To truly live a joyful and happy life, we must be conscious of the way we interpret the words we are exposed to. Hurtful words will naturally achieve their goal of hurting the recipient. We can’t stop people from saying what they say, but we can decide to put a filter on the words by taking what is relevant and leaving the ‘trash’ behind. Don’t carry on hurtful words, it’s a negative cycle.
God’s word says in 1 Thessalonians 5:18 KJV, “In everything give thanks: for this is the will of God in Christ Jesus concerning you.”In EVERYTHING, not in some things. Thanksgiving helps us to take our focus from how terrible and hurting the situation is to how much God has done for us (which we may be unaware of), to ensure that the situation does not deteriorate. It helps us to remember that ALL things, not some things, are working together for our good. Thanksgiving helps us to remember that if it had not been for the LORD who was on our side, things could have been worse than they are right now. Be thankful!
Pray for those who Hurt You
If you are a believer, you may be conversant with the story of Job in the Bible (See Job 42:10-11). Verse 10 says:
“And the LORD turned the captivity of Job, when he prayed for his friends: also the LORD gave job twice as much as he had before.”
Prayer helps us to communicate how we feel to God.

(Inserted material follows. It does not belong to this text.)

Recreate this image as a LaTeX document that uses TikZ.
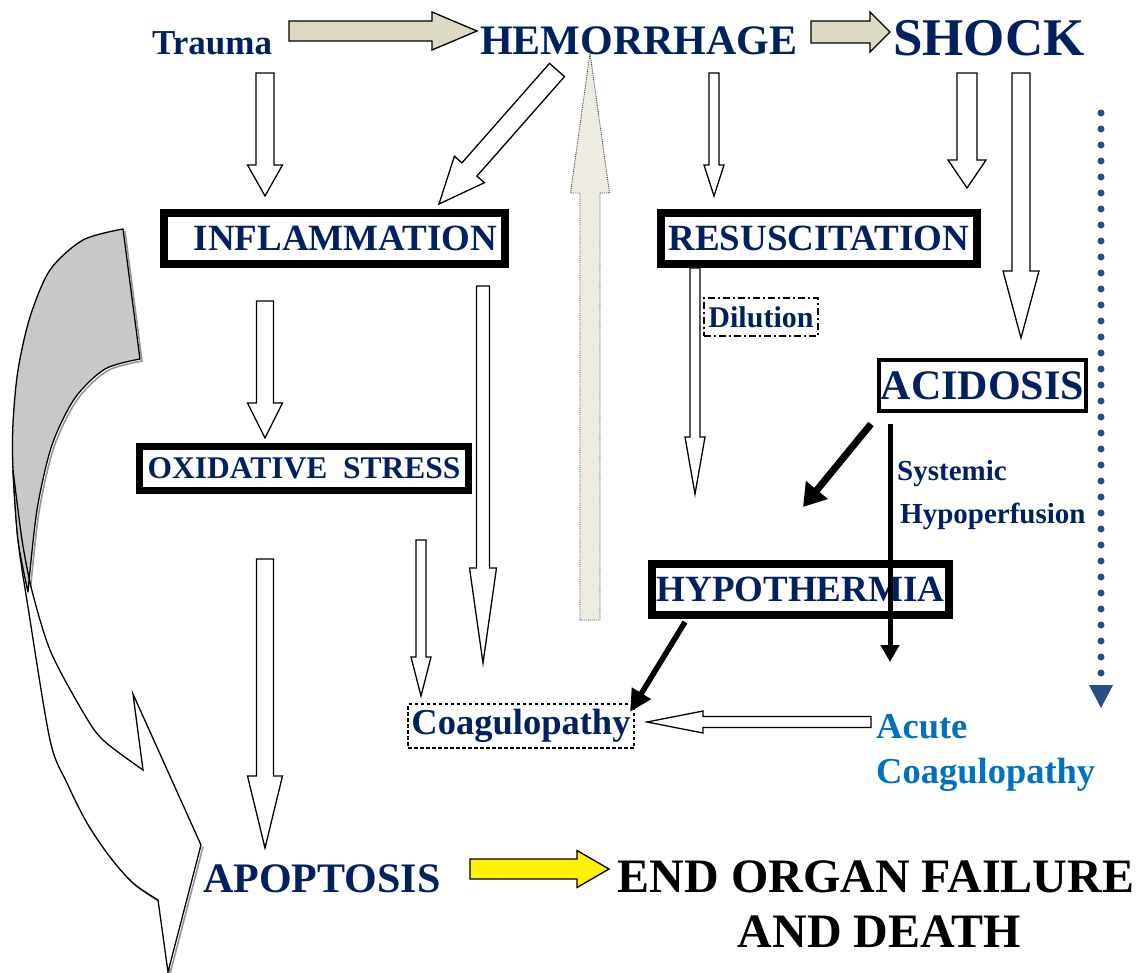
\documentclass[tikz,border=0pt]{standalone}
\usepackage{fontspec}
\setmainfont{Liberation Serif}
\usetikzlibrary{calc,arrows.meta}
\definecolor{navy}{RGB}{0,32,96}
\definecolor{acuteblue}{RGB}{0,112,192}
\definecolor{dotblue}{RGB}{38,78,130}
\definecolor{beigeA}{RGB}{221,217,195}
\definecolor{beigeB}{RGB}{238,236,225}
\definecolor{ribbongray}{RGB}{200,200,200}
\definecolor{shadowgray}{RGB}{150,150,150}
\newcommand\fsz[1]{\fontsize{#1}{#1}\selectfont}
% block arrow: [style]{tail}{tip}{half shaft}{half head}{head length}
\newcommand\blockarr[6][]{%
  \coordinate (bh) at ($(#3)!#6pt!(#2)$);
  \draw[#1] ($(#2)!#4pt!90:(#3)$) -- ($(bh)!#4pt!90:(#3)$) -- ($(bh)!#5pt!90:(#3)$) -- (#3)
     -- ($(bh)!#5pt!-90:(#3)$) -- ($(bh)!#4pt!-90:(#3)$) -- ($(#2)!#4pt!-90:(#3)$) -- cycle;}
\tikzset{
  txt/.style={inner sep=0pt, text=navy},
  bigbox/.style={draw=black, line width=8pt, inner sep=0pt, text=navy},
  dashbox/.style={draw=black, line width=1.3pt, inner sep=0pt, text=navy},
  hollow/.style={draw=black, fill=white, line width=1.3pt, line join=miter},
  beigearr/.style={draw=black, fill=beigeA, line width=1.3pt, line join=miter},
  blk/.style={draw=black, line cap=butt},
  ribline/.style={draw=black, line width=1.3pt, line join=miter},
}
\begin{document}
\begin{tikzpicture}[x=1pt,y=-1pt]
\useasboundingbox (0,0) rectangle (1140,973);
\fill[white] (0,0) rectangle (1140,973);

% ---------- curved twisted ribbon arrow ----------
% shadows
\begin{scope}[shift={(2pt,-2pt)}]
\draw[shadowgray, line width=1.6pt, line join=miter]
  plot[smooth] coordinates {(13,470) (18,540) (28,607) (50,740) (67,783) (87,823) (110,857) (133,883) (158,900)}
  -- (168,972) -- (201,845);
\draw[shadowgray, line width=1.6pt]
  plot[smooth] coordinates {(28,592) (37,510) (52,445) (75,398) (105,369) (140,359)}
  -- (123,229);
\end{scope}
% front (white) face
\filldraw[fill=white, ribline]
  plot[smooth] coordinates {(13,470) (18,540) (28,607) (50,740) (67,783) (87,823) (110,857) (133,883) (158,900)}
  -- (168,972) -- (201,845) -- (133,694) -- (143,770)
  -- plot[smooth] coordinates {(143,770) (103,740) (83,712) (50,650) (30,583) (22,540) (13,470)}
  -- cycle;
% back (grey) face
\filldraw[fill=ribbongray, ribline, line join=round]
  plot[smooth] coordinates {(123,229) (83,240) (50,270) (30,317) (18,370) (13,423) (13,470) (18,540) (28,592)}
  -- plot[smooth] coordinates {(28,592) (37,510) (52,445) (75,398) (105,369) (140,359)}
  -- cycle;
\draw[ribline] plot[smooth] coordinates {(30,583) (22,540) (13,470)};

% ---------- text nodes ----------
\node[txt, anchor=base west, font=\bfseries\fsz{35}] (trauma) at (152,55) {Trauma};
\node[txt, anchor=base west, font=\bfseries\fsz{42}] (hem) at (480,55) {HEMORRHAGE};
\node[txt, anchor=base west, font=\bfseries\fsz{53}] (shock) at (893,56) {SHOCK};

\node[bigbox, minimum width=341pt, minimum height=51pt, font=\bfseries\fsz{37}] (infl) at (334.5,238.5) {\hspace*{22pt}INFLAMMATION};
\node[bigbox, minimum width=316pt, minimum height=51pt, font=\bfseries\fsz{37}] (resus) at (819,238.5) {RESUSCITATION};
\node[bigbox, line width=7pt, minimum width=329pt, minimum height=44pt, font=\bfseries\fsz{31.5}] (oxi) at (304,468.5) {OXIDATIVE\ \ STRESS};
\node[bigbox, minimum width=297pt, minimum height=51pt, font=\bfseries\fsz{37}] (hypo) at (800.5,589.5) {HYPOTHERMIA};
\node[bigbox, line width=4pt, minimum width=207pt, minimum height=51pt, font=\bfseries\fsz{42}] (acid) at (982.5,385.5) {ACIDOSIS};
\node[dashbox, dash pattern=on 3.5pt off 2.5pt, minimum width=226pt, minimum height=44pt, font=\bfseries\fsz{36.5}] (coag) at (521,726) {Coagulopathy};
\node[dashbox, line width=1.2pt, dash pattern=on 7pt off 3pt on 2pt off 3pt, minimum width=114pt, minimum height=38pt, font=\bfseries\fsz{30}] (dil) at (761,317) {Dilution};

\node[txt, anchor=base west, font=\bfseries\fsz{29}] (sys1) at (897,480) {Systemic};
\node[txt, anchor=base west, font=\bfseries\fsz{29}] (sys2) at (900,523) {Hypoperfusion};
\node[txt, text=acuteblue, anchor=base west, font=\bfseries\fsz{36.5}] (acute1) at (876,738) {Acute};
\node[txt, text=acuteblue, anchor=base west, font=\bfseries\fsz{36.5}] (acute2) at (876,783) {Coagulopathy};
\node[txt, anchor=base west, font=\bfseries\fsz{42}] (apop) at (203,892) {APOPTOSIS};
\node[txt, text=black, anchor=base, font=\bfseries\fsz{48}] (end1) at (876,892) {END ORGAN FAILURE};
\node[txt, text=black, anchor=base, font=\bfseries\fsz{48}] (end2) at (879.5,947) {AND DEATH};

% ---------- connector end points ----------
\coordinate (a1s) at (289,31);   \coordinate (a1e) at (477,31);
\coordinate (a2s) at (811,32);   \coordinate (a2e) at (890,32);
\coordinate (a3s) at (265,73);   \coordinate (a3e) at (265,196);
\coordinate (a4s) at (557,70);   \coordinate (a4e) at (439,204);
\coordinate (a5s) at (590,620);  \coordinate (a5e) at (590,53);
\coordinate (a6s) at (714,73);   \coordinate (a6e) at (714,196);
\coordinate (a7s) at (967,73);   \coordinate (a7e) at (967,188);
\coordinate (a8s) at (1021,73);  \coordinate (a8e) at (1021,338);
\coordinate (a9s) at (265,301);  \coordinate (a9e) at (265,438);
\coordinate (a10s) at (265,559); \coordinate (a10e) at (265,848);
\coordinate (a11s) at (483,286); \coordinate (a11e) at (483,663);
\coordinate (a12s) at (421,540); \coordinate (a12e) at (421,696);
\coordinate (a13s) at (695,268); \coordinate (a13e) at (695,494);
\coordinate (a14s) at (871,722); \coordinate (a14e) at (647,722);
\coordinate (a15s) at (470,869); \coordinate (a15e) at (609,869);

% ---------- block arrows ----------
\blockarr[beigearr]{a1s}{a1e}{10}{19}{45}
\blockarr[beigearr]{a2s}{a2e}{11}{20}{20}
\blockarr[hollow]{a3s}{a3e}{9}{17.5}{31}
\blockarr[hollow]{a4s}{a4e}{10}{20}{46}
\blockarr[draw=black!75, fill=beigeB, line width=0.9pt, densely dotted]{a5s}{a5e}{10}{19.5}{140}
\blockarr[hollow]{a6s}{a6e}{5}{10}{31}
\blockarr[hollow]{a7s}{a7e}{10}{19}{28}
\blockarr[hollow]{a8s}{a8e}{9}{18}{67}
\blockarr[hollow]{a9s}{a9e}{8.5}{17.5}{35}
\blockarr[hollow]{a10s}{a10e}{8.5}{17.5}{72}
\blockarr[hollow]{a11s}{a11e}{6.5}{13.5}{95}
\blockarr[hollow]{a12s}{a12e}{5}{10}{39}
\blockarr[hollow]{a13s}{a13e}{5}{10}{57}
\blockarr[hollow]{a14s}{a14e}{5.5}{11}{56}
\blockarr[draw=black, fill=yellow, line width=1.3pt, line join=miter]{a15s}{a15e}{10}{18.5}{32}

% ---------- black line arrows ----------
\coordinate (b1s) at (871,424); \coordinate (b1e) at (803,507);
\coordinate (b2s) at (890,424); \coordinate (b2e) at (890,662);
\coordinate (b3s) at (685,622); \coordinate (b3e) at (630,712);
\draw[blk, line width=7pt, -{Triangle[length=22pt,width=27pt]}] (b1s) -- (b1e);
\draw[blk, line width=5pt, -{Triangle[length=17pt,width=18pt]}] (b2s) -- (b2e);
\draw[blk, line width=5.5pt, -{Triangle[length=22pt,width=21pt]}] (b3s) -- (b3e);

% ---------- dotted blue arrow ----------
\coordinate (d1) at (1101,113); \coordinate (d2) at (1101,674);
\draw[dotblue, line width=7pt, line cap=round, dash pattern=on 0pt off 16pt] (d1) -- (d2);
\fill[dotblue] (1089,685) -- (1113,685) -- (1101,708) -- cycle;
\end{tikzpicture}
\end{document}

It helps us to ask for His grace and Mercy for every aspect of our lives. Prayer and worship go hand in hand. When I feel very hurt and find it difficult to pray, I just switch to worshipping God, and acknowledging His supremacy in my life.
One truth I am taking away from chapter 7 of Dondi Scumaci’s book, READY, SET… GROW! is that forgiving is first a decision and then a process. This explains why even though we have sincerely forgiven a person, sometimes we still feel the pains of their action! Dondi warns that if we don’t manage the hurts and disappointments in our lives, we risk becoming the toxic people others are trying to pull from their lives.
So please, follow the forgiveness process to the end and do forgive. Life is too important and beautiful for anyone to live in the trap of unforgiveness. Make the decision to forgive, follow the forgiveness process and let go of the pain and hurt. Move on and keep going.
Happiness starts from a cheerful heart. Choose happiness every day. Every day comes with its own demands. Tell yourself that irrespective of what happens or not, you are going to make it through the day and your happiness and joy will be intact. That said, you have to work on it. Work on it by not dwelling on negative words and experiences.
My name is Precious, I was Bipolar and I live a full life.
Dear Lord, please strengthen my heart and give me your grace, an abundant of it, to forgive, let go and move on regardless of how painful the experience may be. In Jesus Name, Amen. Thank You.
All scriptures are taken from the King James Version of the Bible.